Notes about Pytorch.

⚪ Pytorch 语法笔记

model.eval()和with torch.no_grad()的比较
更改预训练模型的网络结构
用ImageFolder读取测试数据集
register_buffer和register_parameter
使用itertools.chain在优化器中捆绑多个模型参数
使用tensor.scatter构造one-hot向量
使用tensor.contiguous()进行张量拷贝

1. model.eval()和with torch.no_grad()的比较

model.eval()使模型进入测试(evaluation)模式（对应的，model.train()使模型进入训练模式）。

部分深度学习方法(如batch norm和dropout)在训练和测试模式中表现不同：

对于batch norm，训练时的统计参数(均值和标准差)是由每一个批次计算得到；而测试时的统计参数是通过训练时的统计参数进行滑动平均存储得到的。
对于dropout，训练时每一个神经元都有一定概率被舍弃，并对该层的输出做修正；而测试时不做处理。

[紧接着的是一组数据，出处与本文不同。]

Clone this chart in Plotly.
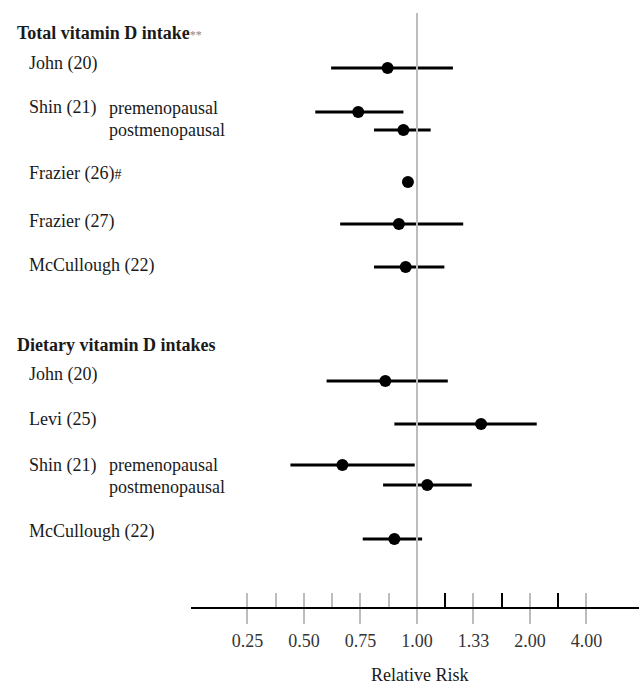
import numpy as np
import plotly.graph_objects as go

# ---------------- data ----------------
tick_values = [0.25, 0.50, 0.75, 1.00, 1.33, 2.00, 4.00]
tick_labels = ["0.25", "0.50", "0.75", "1.00", "1.33", "2.00", "4.00"]

studies = ["John (20)", "Shin (21) premenopausal", "Shin (21) postmenopausal",
           "Frazier (26)", "Frazier (27)", "McCullough (22)",
           "John (20)", "Levi (25)", "Shin (21) premenopausal",
           "Shin (21) postmenopausal", "McCullough (22)"]
groups = ["Total", "Total", "Total", "Total", "Total", "Total",
          "Dietary", "Dietary", "Dietary", "Dietary", "Dietary"]
rr = [0.87, 0.74, 0.94, 0.96, 0.92, 0.95, 0.86, 1.42, 0.67, 1.06, 0.90]
ci_low = [0.62, 0.55, 0.81, None, 0.66, 0.81, 0.60, 0.90, 0.44, 0.85, 0.76]
ci_high = [1.21, 0.94, 1.08, None, 1.27, 1.16, 1.18, 2.24, 0.99, 1.32, 1.03]

# ---------------- layout constants ----------------
W, H = 639, 684
ML, MB = 191, 77
PLOT_W = W - ML
PLOT_H = H - MB
tick_idx = list(range(-3, 4))
X_RANGE = [-4.0, 3.93]

row_y = [68, 112, 130, 182, 224, 267, 381, 424, 465, 485, 539]


def pos(v):
    return float(np.interp(v, tick_values, tick_idx))


def px_paper(px):
    return (px - ML) / PLOT_W


def py_paper(py):
    return (PLOT_H - py) / PLOT_H


SERIF = "Liberation Serif, Times New Roman, serif"
TXT = "#1a1a1a"

fig = go.Figure()

# CI lines
xs, ys = [], []
for lo, hi, y in zip(ci_low, ci_high, row_y):
    if lo is None:
        continue
    xs += [pos(lo), pos(hi), None]
    ys += [y, y, None]
fig.add_trace(go.Scatter(x=xs, y=ys, mode="lines",
                         line=dict(color="black", width=3),
                         hoverinfo="skip", showlegend=False))

# reference line at RR = 1
fig.add_trace(go.Scatter(x=[pos(1.0), pos(1.0)], y=[13, PLOT_H], mode="lines",
                         line=dict(color="#bdbdbd", width=2),
                         hoverinfo="skip", showlegend=False))

# point estimates
fig.add_trace(go.Scatter(x=[pos(v) for v in rr], y=row_y, mode="markers",
                         marker=dict(color="black", size=12),
                         text=studies, showlegend=False))

# invisible trace for overlay axis
fig.add_trace(go.Scatter(x=[0], y=[0], xaxis="x2", mode="markers",
                         marker=dict(opacity=0), hoverinfo="skip", showlegend=False))

# ---------------- labels ----------------
ann = []


def label(text, px, py, size=18):
    ann.append(dict(text=text, xref="paper", x=px_paper(px), xanchor="left",
                    yref="paper", y=py_paper(py), yanchor="middle", showarrow=False,
                    font=dict(family=SERIF, size=size, color=TXT)))


label("<b>Total vitamin D intake</b><span style='font-size:12px;color:#888'>**</span>", 15, 33)
label("John (20)", 27, 63)
label("Shin (21)", 27, 108)
label("premenopausal", 107, 108)
label("postmenopausal", 107, 130)
label("Frazier (26)<span style='font-size:14px'>#</span>", 27, 173)
label("Frazier (27)", 27, 221)
label("McCullough (22)", 27, 266)

label("<b>Dietary vitamin D intakes</b>", 15, 345)
label("John (20)", 27, 374)
label("Levi (25)", 27, 420)
label("Shin (21)", 27, 465)
label("premenopausal", 107, 465)
label("postmenopausal", 107, 487)
label("McCullough (22)", 27, 531)

ann.append(dict(text="Relative Risk", xref="paper", x=px_paper(420), xanchor="center",
                yref="paper", y=py_paper(675), yanchor="middle", showarrow=False,
                font=dict(family=SERIF, size=18, color=TXT)))

fig.update_layout(
    width=W, height=H,
    margin=dict(l=ML, r=0, t=0, b=MB, pad=0),
    paper_bgcolor="white", plot_bgcolor="white",
    showlegend=False,
    annotations=ann,
    xaxis=dict(
        range=X_RANGE, domain=[0, 1], anchor="y",
        showline=True, linecolor="black", linewidth=2,
        tickmode="array", tickvals=tick_idx, ticktext=tick_labels,
        ticks="outside", ticklen=15, tickwidth=2, tickcolor="#bdbdbd",
        tickfont=dict(family=SERIF, size=18, color="#333"),
        ticklabelstandoff=1,
        showgrid=False, zeroline=False, fixedrange=True,
        minor=dict(tickmode="array", tickvals=[-2.5, -1.5, -0.5],
                   ticks="inside", ticklen=14, tickwidth=2, tickcolor="#bdbdbd",
                   showgrid=False),
    ),
    xaxis2=dict(
        range=X_RANGE, overlaying="x", anchor="y", side="bottom",
        showline=False, showticklabels=False,
        tickmode="array", tickvals=tick_idx,
        ticks="inside", ticklen=14, tickwidth=2, tickcolor="#bdbdbd",
        showgrid=False, zeroline=False, fixedrange=True,
        minor=dict(tickmode="array", tickvals=[0.5, 1.5, 2.5],
                   ticks="inside", ticklen=14, tickwidth=2, tickcolor="black",
                   showgrid=False),
    ),
    yaxis=dict(range=[PLOT_H, 0], visible=False, fixedrange=True),
)

fig.write_html("out.html", config={"displayModeBar": False},
               post_script="document.body.style.margin='0';")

torch.no_grad()关闭了自动求导机制，在该语句下的程序段会减少内存使用，提高计算速度，但是无法进行反向传播；如果没有关闭自动求导，即使没有进行反向传播，也会一直存储之前累积的梯度。

2. 更改预训练模型的网络结构

继承自torch.nn.Module的模型包含一个叫做children()的函数，这个函数可以用来提取出模型每一层的网络结构，在此基础上进行修改即可。

如去掉Resnet50的最后一层全连接层：

class Net(torch.nn.Module):
    def __init__(self , model):
        super(Net, self).__init__()
        self.resnet_layer = torch.nn.Sequential(*list(model.children())[:-1])
    
    def forward(self, x):
        return self.resnet_layer(x)
    
resnet = models.resnet50(pretrained=True)
model = Net(resnet)

3. 用ImageFolder读取测试数据

使用dataset = ImageFolder('data/test')可以从文件夹中读取图像文件。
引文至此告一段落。